*** GIVEN DATA ***

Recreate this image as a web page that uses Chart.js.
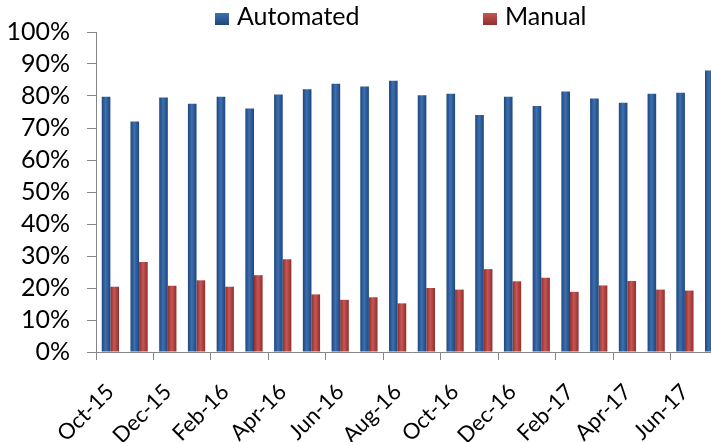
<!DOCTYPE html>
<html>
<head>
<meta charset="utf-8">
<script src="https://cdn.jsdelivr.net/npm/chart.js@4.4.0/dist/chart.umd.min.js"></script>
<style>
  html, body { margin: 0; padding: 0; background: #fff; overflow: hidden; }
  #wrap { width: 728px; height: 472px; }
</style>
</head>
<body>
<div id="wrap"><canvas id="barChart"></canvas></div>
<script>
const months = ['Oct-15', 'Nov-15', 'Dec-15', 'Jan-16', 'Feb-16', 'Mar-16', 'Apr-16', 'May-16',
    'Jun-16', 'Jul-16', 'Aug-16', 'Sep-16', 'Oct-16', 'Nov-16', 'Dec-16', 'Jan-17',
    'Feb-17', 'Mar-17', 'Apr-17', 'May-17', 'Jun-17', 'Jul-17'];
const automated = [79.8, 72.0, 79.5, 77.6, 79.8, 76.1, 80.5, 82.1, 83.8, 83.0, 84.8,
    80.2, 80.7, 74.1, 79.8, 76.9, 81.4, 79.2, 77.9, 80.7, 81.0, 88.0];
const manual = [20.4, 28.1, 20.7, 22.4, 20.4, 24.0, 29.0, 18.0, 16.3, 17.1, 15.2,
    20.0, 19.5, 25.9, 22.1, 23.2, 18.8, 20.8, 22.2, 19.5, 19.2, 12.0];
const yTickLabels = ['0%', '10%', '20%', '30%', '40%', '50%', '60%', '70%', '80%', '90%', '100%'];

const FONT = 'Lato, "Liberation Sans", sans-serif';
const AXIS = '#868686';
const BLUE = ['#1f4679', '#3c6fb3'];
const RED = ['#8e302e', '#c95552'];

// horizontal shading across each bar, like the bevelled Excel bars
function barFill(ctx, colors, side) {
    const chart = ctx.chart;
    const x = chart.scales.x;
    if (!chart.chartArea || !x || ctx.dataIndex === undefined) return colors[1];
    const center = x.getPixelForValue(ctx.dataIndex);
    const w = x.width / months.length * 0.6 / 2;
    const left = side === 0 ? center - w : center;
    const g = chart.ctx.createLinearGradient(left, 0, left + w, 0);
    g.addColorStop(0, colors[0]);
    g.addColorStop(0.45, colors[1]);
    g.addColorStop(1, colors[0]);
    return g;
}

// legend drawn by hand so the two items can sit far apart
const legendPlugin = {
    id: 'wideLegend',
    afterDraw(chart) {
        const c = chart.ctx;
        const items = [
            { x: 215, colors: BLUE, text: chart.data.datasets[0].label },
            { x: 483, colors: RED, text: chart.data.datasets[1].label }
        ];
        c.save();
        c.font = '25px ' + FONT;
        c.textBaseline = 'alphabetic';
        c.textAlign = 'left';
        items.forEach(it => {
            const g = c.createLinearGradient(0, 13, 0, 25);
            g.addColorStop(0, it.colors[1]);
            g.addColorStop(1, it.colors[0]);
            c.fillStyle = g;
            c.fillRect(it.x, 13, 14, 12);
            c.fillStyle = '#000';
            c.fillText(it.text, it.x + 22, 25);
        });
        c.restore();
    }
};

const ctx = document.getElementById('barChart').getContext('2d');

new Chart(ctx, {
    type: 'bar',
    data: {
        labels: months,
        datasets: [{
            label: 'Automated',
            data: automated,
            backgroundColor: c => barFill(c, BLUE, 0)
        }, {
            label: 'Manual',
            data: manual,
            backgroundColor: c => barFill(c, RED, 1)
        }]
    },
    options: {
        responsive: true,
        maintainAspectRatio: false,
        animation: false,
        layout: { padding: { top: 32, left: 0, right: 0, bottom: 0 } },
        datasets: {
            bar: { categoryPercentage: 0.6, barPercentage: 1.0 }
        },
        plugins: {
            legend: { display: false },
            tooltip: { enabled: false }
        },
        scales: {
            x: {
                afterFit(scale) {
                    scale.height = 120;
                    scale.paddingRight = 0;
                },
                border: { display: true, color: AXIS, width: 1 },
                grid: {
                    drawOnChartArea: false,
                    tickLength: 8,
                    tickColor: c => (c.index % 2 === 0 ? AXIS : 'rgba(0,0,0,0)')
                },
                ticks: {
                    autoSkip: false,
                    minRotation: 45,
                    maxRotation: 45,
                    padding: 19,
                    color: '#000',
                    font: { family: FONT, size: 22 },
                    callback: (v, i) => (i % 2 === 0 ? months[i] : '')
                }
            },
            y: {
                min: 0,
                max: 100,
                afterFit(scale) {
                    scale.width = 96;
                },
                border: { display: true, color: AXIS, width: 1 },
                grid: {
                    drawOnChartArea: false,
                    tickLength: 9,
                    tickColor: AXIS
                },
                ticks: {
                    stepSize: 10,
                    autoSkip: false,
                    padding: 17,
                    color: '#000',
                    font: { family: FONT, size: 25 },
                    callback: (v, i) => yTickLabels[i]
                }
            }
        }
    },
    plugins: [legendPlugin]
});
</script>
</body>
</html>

***

_JOB_. Copy the whole listing above word for word but do not carry over the pictures.

_WRITTEN ANSWER_.
Recreate this image as a web page that uses Chart.js.
<!DOCTYPE html>
<html>
<head>
<meta charset="utf-8">
<script src="https://cdn.jsdelivr.net/npm/chart.js@4.4.0/dist/chart.umd.min.js"></script>
<style>
  html, body { margin: 0; padding: 0; background: #fff; overflow: hidden; }
  #wrap { width: 728px; height: 472px; }
</style>
</head>
<body>
<div id="wrap"><canvas id="barChart"></canvas></div>
<script>
const months = ['Oct-15', 'Nov-15', 'Dec-15', 'Jan-16', 'Feb-16', 'Mar-16', 'Apr-16', 'May-16',
    'Jun-16', 'Jul-16', 'Aug-16', 'Sep-16', 'Oct-16', 'Nov-16', 'Dec-16', 'Jan-17',
    'Feb-17', 'Mar-17', 'Apr-17', 'May-17', 'Jun-17', 'Jul-17'];
const automated = [79.8, 72.0, 79.5, 77.6, 79.8, 76.1, 80.5, 82.1, 83.8, 83.0, 84.8,
    80.2, 80.7, 74.1, 79.8, 76.9, 81.4, 79.2, 77.9, 80.7, 81.0, 88.0];
const manual = [20.4, 28.1, 20.7, 22.4, 20.4, 24.0, 29.0, 18.0, 16.3, 17.1, 15.2,
    20.0, 19.5, 25.9, 22.1, 23.2, 18.8, 20.8, 22.2, 19.5, 19.2, 12.0];
const yTickLabels = ['0%', '10%', '20%', '30%', '40%', '50%', '60%', '70%', '80%', '90%', '100%'];

const FONT = 'Lato, "Liberation Sans", sans-serif';
const AXIS = '#868686';
const BLUE = ['#1f4679', '#3c6fb3'];
const RED = ['#8e302e', '#c95552'];

// horizontal shading across each bar, like the bevelled Excel bars
function barFill(ctx, colors, side) {
    const chart = ctx.chart;
    const x = chart.scales.x;
    if (!chart.chartArea || !x || ctx.dataIndex === undefined) return colors[1];
    const center = x.getPixelForValue(ctx.dataIndex);
    const w = x.width / months.length * 0.6 / 2;
    const left = side === 0 ? center - w : center;
    const g = chart.ctx.createLinearGradient(left, 0, left + w, 0);
    g.addColorStop(0, colors[0]);
    g.addColorStop(0.45, colors[1]);
    g.addColorStop(1, colors[0]);
    return g;
}

// legend drawn by hand so the two items can sit far apart
const legendPlugin = {
    id: 'wideLegend',
    afterDraw(chart) {
        const c = chart.ctx;
        const items = [
            { x: 215, colors: BLUE, text: chart.data.datasets[0].label },
            { x: 483, colors: RED, text: chart.data.datasets[1].label }
        ];
        c.save();
        c.font = '25px ' + FONT;
        c.textBaseline = 'alphabetic';
        c.textAlign = 'left';
        items.forEach(it => {
            const g = c.createLinearGradient(0, 13, 0, 25);
            g.addColorStop(0, it.colors[1]);
            g.addColorStop(1, it.colors[0]);
            c.fillStyle = g;
            c.fillRect(it.x, 13, 14, 12);
            c.fillStyle = '#000';
            c.fillText(it.text, it.x + 22, 25);
        });
        c.restore();
    }
};

const ctx = document.getElementById('barChart').getContext('2d');

new Chart(ctx, {
    type: 'bar',
    data: {
        labels: months,
        datasets: [{
            label: 'Automated',
            data: automated,
            backgroundColor: c => barFill(c, BLUE, 0)
        }, {
            label: 'Manual',
            data: manual,
            backgroundColor: c => barFill(c, RED, 1)
        }]
    },
    options: {
        responsive: true,
        maintainAspectRatio: false,
        animation: false,
        layout: { padding: { top: 32, left: 0, right: 0, bottom: 0 } },
        datasets: {
            bar: { categoryPercentage: 0.6, barPercentage: 1.0 }
        },
        plugins: {
            legend: { display: false },
            tooltip: { enabled: false }
        },
        scales: {
            x: {
                afterFit(scale) {
                    scale.height = 120;
                    scale.paddingRight = 0;
                },
                border: { display: true, color: AXIS, width: 1 },
                grid: {
                    drawOnChartArea: false,
                    tickLength: 8,
                    tickColor: c => (c.index % 2 === 0 ? AXIS : 'rgba(0,0,0,0)')
                },
                ticks: {
                    autoSkip: false,
                    minRotation: 45,
                    maxRotation: 45,
                    padding: 19,
                    color: '#000',
                    font: { family: FONT, size: 22 },
                    callback: (v, i) => (i % 2 === 0 ? months[i] : '')
                }
            },
            y: {
                min: 0,
                max: 100,
                afterFit(scale) {
                    scale.width = 96;
                },
                border: { display: true, color: AXIS, width: 1 },
                grid: {
                    drawOnChartArea: false,
                    tickLength: 9,
                    tickColor: AXIS
                },
                ticks: {
                    stepSize: 10,
                    autoSkip: false,
                    padding: 17,
                    color: '#000',
                    font: { family: FONT, size: 25 },
                    callback: (v, i) => yTickLabels[i]
                }
            }
        }
    },
    plugins: [legendPlugin]
});
</script>
</body>
</html>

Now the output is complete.